While there are clearly ways around these potential
problems with ray tracing in games, one major barrier is the power of
today's hardware.
'A frame rate of 60fps using ray tracing may
take several years to accomplish,' admits Mistry. 'It isn't something
we'd discard, but it may take a while to get there.'
Maddocks
uses ray tracing as another instance of why you can't open a whole 3D
scene on a workstation, particularly when there are lots of characters
and objects in a scene. He provides the example of a battle scene,
where there are hundreds of soldiers, and each of them has weapons that
reflect both armies. 'For this kind of scene,' Maddocks explains, 'you
make an environment map (where the environment's reflection is mapped
as a texture, rather than a calculated reflection) that contains some
soldiers, so you can reflect this instead of ray tracing the armies.'
'Everyone
loves ray tracing but it's overly demanding,' says Maddocks. 'Every
time you're reflecting an object with ray tracing you have to prepare
the entire environment. Rays are like cameras - they have to be
pointing at something meaningful, even if they're bouncing off a phone
booth. This is why we cheat. No one knows what the other side of the
reflection is like in the real world; they just care that it looks good
in the film.'
In fact, the processing power needed for ray
tracing is so great that even a specialist CG firm such as Cinesite
won't ray trace everything in a scene. 'In a scene that's very
complicated,' explains Maddocks, 'we ray trace some individual parts,
but not everything, as there's no gain.

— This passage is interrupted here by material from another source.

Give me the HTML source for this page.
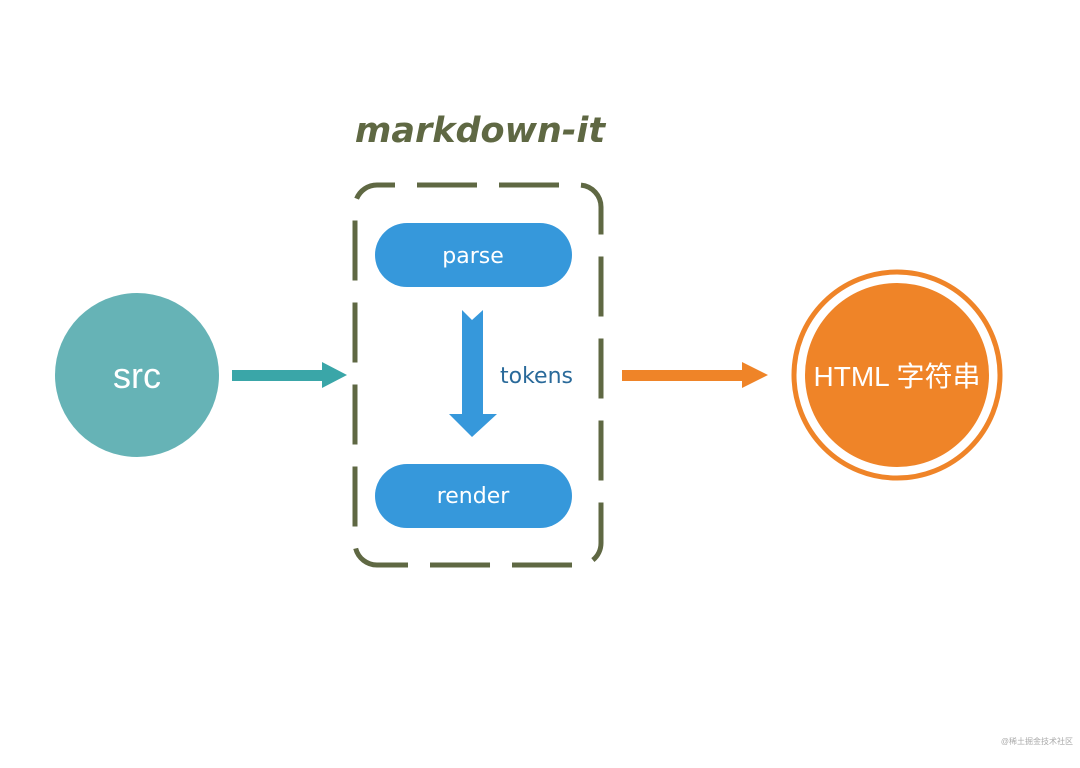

Some of the shading models are
so simple that they don't demand the kind of accuracy that ray tracing
provides.'
This hasn't deterred Intel from trying its hand at
real-time ray tracing in games, though. The company hired German ray
tracing whiz kid Daniel Pohl last year, who had previously ray traced
Quake III and 4 as a personal project. At IDF in November 2007, the
year in which Intel first announced its Larrabee graphics chip, which
will comprise multiple processing cores probably based on the X86
architecture, Daniel Pohl demonstrated some amazing graphics using
real-time ray tracing. At the time, he needed several Xeon rigs linked
by 1Gb/sec network cables to run it, but Jim Hurley, the senior
principal engineer at Intel's microcomputer graphics laboratory, told
us at IDF that we could expect to see games using ray tracing in two to
five years.
Bearing in mind the sheer level of processing power
needed to ray trace in films, it's fair to say that the first
generation of ray traced games won't be of the same quality as current
films. Ray tracing's role in game graphics is a matter of some debate.
Nvidia
in particular had expressed strong words for Intel's aggressive push
towards ray tracing. While the firm concedes that ray tracing will have
a part to play in the future, its representatives prefer to describe it
as 'one more tool in the toolbox', rather than a replacement for
current techniques of rasterising 3D scenes.